GOAL: Give back an exact copy of the lines from the start of the material through the line bearing "const weeks = [6, 13, 20, 27, 34, 41, 48];". Include both ends and nothing else.

START

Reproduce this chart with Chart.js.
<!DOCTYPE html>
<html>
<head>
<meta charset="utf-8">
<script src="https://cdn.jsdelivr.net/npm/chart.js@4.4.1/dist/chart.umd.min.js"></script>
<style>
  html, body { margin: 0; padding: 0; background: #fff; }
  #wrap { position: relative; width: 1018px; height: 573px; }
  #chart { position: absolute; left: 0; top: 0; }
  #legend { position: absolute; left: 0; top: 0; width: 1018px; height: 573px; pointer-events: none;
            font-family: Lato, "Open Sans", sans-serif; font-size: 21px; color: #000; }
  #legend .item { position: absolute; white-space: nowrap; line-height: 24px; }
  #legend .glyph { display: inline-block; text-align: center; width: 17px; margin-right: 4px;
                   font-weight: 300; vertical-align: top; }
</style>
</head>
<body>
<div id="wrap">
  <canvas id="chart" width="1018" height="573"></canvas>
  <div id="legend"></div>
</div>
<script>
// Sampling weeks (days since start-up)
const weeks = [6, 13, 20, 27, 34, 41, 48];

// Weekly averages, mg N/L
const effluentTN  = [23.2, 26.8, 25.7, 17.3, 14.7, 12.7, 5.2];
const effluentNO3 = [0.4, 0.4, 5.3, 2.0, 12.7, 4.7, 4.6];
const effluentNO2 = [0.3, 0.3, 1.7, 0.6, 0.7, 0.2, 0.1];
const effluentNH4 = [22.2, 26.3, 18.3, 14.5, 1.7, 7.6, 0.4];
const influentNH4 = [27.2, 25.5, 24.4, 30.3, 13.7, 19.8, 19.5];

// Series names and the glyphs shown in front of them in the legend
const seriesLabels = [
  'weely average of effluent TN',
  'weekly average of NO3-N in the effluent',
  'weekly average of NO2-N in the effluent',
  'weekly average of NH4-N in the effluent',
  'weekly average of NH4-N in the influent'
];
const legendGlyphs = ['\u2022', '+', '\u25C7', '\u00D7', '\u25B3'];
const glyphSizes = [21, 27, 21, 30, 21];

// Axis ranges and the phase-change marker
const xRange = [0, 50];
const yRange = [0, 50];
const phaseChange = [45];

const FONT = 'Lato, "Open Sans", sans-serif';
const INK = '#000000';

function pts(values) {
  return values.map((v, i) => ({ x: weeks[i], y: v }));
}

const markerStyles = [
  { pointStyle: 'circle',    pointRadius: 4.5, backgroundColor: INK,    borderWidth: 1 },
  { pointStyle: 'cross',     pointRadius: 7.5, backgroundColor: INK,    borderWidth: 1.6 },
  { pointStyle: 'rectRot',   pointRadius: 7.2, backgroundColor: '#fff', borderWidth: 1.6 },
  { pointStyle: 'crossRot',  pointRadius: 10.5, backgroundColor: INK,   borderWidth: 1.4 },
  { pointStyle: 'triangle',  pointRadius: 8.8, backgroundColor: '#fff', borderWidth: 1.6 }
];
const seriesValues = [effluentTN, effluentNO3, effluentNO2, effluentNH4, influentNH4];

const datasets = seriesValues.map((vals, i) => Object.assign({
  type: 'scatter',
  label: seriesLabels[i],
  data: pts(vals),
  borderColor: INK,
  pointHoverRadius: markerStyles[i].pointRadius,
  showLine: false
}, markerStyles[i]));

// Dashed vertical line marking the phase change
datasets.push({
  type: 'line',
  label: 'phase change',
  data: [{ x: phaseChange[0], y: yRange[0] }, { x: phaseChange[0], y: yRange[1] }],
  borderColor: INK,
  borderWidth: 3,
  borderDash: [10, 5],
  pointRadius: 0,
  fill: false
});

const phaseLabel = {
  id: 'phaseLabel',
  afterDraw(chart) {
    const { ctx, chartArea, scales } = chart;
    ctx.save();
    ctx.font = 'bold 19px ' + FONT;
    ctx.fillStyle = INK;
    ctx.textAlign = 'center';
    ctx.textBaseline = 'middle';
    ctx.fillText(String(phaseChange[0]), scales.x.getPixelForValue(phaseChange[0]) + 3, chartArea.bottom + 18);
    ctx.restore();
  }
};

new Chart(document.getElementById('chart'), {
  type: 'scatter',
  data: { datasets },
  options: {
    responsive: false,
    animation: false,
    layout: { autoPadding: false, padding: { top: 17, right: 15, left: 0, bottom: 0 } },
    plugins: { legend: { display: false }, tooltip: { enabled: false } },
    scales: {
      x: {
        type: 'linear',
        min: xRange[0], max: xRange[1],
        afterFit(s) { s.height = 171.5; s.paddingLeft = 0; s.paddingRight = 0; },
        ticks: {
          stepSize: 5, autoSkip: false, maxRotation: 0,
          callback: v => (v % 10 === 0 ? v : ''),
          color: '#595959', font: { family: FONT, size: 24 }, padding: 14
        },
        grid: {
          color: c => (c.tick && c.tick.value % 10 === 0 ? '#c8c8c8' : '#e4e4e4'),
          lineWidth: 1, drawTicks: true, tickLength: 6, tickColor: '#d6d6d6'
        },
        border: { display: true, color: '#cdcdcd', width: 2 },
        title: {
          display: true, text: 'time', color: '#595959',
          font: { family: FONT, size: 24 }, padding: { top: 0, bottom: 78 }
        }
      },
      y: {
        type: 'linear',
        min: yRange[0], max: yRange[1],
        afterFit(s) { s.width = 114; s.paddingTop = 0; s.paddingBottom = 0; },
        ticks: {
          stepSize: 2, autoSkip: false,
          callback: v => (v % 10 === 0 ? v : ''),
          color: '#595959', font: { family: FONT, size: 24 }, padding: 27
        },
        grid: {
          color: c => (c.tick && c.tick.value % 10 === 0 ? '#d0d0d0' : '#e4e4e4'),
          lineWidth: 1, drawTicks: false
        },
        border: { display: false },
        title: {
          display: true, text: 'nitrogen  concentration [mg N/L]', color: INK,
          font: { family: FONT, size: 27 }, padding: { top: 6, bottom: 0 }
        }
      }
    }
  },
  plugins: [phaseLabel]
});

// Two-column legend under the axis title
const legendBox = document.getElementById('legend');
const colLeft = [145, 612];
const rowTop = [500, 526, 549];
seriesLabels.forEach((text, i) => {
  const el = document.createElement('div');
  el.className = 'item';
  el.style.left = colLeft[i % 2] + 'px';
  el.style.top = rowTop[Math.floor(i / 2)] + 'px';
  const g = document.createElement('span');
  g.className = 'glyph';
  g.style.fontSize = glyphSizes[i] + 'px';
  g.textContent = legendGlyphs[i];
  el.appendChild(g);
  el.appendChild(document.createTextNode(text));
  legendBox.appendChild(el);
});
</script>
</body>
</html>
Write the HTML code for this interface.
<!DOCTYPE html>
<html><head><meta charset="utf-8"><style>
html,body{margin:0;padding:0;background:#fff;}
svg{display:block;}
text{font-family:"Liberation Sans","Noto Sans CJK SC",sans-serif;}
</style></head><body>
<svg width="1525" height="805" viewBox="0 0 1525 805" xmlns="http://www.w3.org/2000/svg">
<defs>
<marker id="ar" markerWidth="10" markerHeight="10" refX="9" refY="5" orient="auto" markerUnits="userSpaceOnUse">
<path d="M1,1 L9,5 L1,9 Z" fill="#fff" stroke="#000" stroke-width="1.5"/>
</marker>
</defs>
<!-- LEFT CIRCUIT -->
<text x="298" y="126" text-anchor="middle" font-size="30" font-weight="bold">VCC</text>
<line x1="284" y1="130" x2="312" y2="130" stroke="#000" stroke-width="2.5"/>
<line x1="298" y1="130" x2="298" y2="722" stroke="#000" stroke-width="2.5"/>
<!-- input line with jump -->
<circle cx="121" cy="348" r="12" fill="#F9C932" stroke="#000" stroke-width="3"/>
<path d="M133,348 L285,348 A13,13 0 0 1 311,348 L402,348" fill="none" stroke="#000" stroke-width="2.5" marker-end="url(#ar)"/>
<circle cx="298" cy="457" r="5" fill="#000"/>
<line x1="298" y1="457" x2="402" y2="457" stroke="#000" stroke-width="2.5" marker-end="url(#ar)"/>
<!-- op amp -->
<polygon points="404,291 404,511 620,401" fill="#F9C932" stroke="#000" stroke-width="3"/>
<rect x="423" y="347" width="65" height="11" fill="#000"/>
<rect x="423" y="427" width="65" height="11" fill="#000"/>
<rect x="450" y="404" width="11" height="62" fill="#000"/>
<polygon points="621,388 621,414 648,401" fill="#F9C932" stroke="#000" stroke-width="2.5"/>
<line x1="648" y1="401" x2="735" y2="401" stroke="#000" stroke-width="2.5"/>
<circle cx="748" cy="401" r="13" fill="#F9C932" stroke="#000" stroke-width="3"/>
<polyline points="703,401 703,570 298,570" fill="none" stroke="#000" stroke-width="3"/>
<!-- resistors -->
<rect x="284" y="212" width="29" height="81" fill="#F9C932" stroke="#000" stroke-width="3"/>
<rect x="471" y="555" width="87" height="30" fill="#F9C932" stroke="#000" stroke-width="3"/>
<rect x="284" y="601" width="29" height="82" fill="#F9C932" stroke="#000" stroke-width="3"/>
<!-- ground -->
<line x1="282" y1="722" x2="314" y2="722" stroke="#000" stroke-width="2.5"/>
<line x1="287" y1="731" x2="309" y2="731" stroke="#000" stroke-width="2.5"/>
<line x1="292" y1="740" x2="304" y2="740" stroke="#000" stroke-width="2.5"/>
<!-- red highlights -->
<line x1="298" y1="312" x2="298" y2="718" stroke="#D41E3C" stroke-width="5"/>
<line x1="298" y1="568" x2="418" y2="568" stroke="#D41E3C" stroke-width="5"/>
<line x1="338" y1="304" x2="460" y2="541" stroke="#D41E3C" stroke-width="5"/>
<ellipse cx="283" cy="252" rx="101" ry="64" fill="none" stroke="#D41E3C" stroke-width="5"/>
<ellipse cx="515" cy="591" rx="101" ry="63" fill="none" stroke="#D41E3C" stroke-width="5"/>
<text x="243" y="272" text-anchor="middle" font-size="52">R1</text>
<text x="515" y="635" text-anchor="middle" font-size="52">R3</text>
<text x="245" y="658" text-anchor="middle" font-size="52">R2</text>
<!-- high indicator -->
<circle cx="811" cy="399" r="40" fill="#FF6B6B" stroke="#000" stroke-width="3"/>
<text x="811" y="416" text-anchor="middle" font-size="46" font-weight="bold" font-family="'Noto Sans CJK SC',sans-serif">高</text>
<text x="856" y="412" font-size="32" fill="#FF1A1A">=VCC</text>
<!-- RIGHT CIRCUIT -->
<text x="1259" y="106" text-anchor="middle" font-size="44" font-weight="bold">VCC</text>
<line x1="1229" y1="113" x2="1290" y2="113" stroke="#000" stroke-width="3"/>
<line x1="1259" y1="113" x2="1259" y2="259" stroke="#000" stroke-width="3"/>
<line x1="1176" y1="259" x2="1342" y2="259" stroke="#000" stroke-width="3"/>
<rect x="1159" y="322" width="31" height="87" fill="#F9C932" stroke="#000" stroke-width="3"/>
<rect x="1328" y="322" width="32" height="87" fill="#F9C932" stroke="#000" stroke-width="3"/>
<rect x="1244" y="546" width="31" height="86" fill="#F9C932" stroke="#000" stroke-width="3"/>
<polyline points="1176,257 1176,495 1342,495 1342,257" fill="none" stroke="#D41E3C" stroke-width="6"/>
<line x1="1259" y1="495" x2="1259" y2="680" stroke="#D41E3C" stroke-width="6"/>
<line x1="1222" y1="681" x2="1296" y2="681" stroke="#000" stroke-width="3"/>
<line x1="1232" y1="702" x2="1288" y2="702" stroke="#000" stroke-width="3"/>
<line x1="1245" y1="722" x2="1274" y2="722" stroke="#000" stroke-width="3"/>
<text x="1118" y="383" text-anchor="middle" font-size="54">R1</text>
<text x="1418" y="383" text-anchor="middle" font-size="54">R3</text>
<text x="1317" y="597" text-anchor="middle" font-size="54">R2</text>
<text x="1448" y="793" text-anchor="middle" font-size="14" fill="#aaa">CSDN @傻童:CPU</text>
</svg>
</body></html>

END

SOLUTION TO THIS EXERCISE:
Reproduce this chart with Chart.js.
<!DOCTYPE html>
<html>
<head>
<meta charset="utf-8">
<script src="https://cdn.jsdelivr.net/npm/chart.js@4.4.1/dist/chart.umd.min.js"></script>
<style>
  html, body { margin: 0; padding: 0; background: #fff; }
  #wrap { position: relative; width: 1018px; height: 573px; }
  #chart { position: absolute; left: 0; top: 0; }
  #legend { position: absolute; left: 0; top: 0; width: 1018px; height: 573px; pointer-events: none;
            font-family: Lato, "Open Sans", sans-serif; font-size: 21px; color: #000; }
  #legend .item { position: absolute; white-space: nowrap; line-height: 24px; }
  #legend .glyph { display: inline-block; text-align: center; width: 17px; margin-right: 4px;
                   font-weight: 300; vertical-align: top; }
</style>
</head>
<body>
<div id="wrap">
  <canvas id="chart" width="1018" height="573"></canvas>
  <div id="legend"></div>
</div>
<script>
// Sampling weeks (days since start-up)
const weeks = [6, 13, 20, 27, 34, 41, 48];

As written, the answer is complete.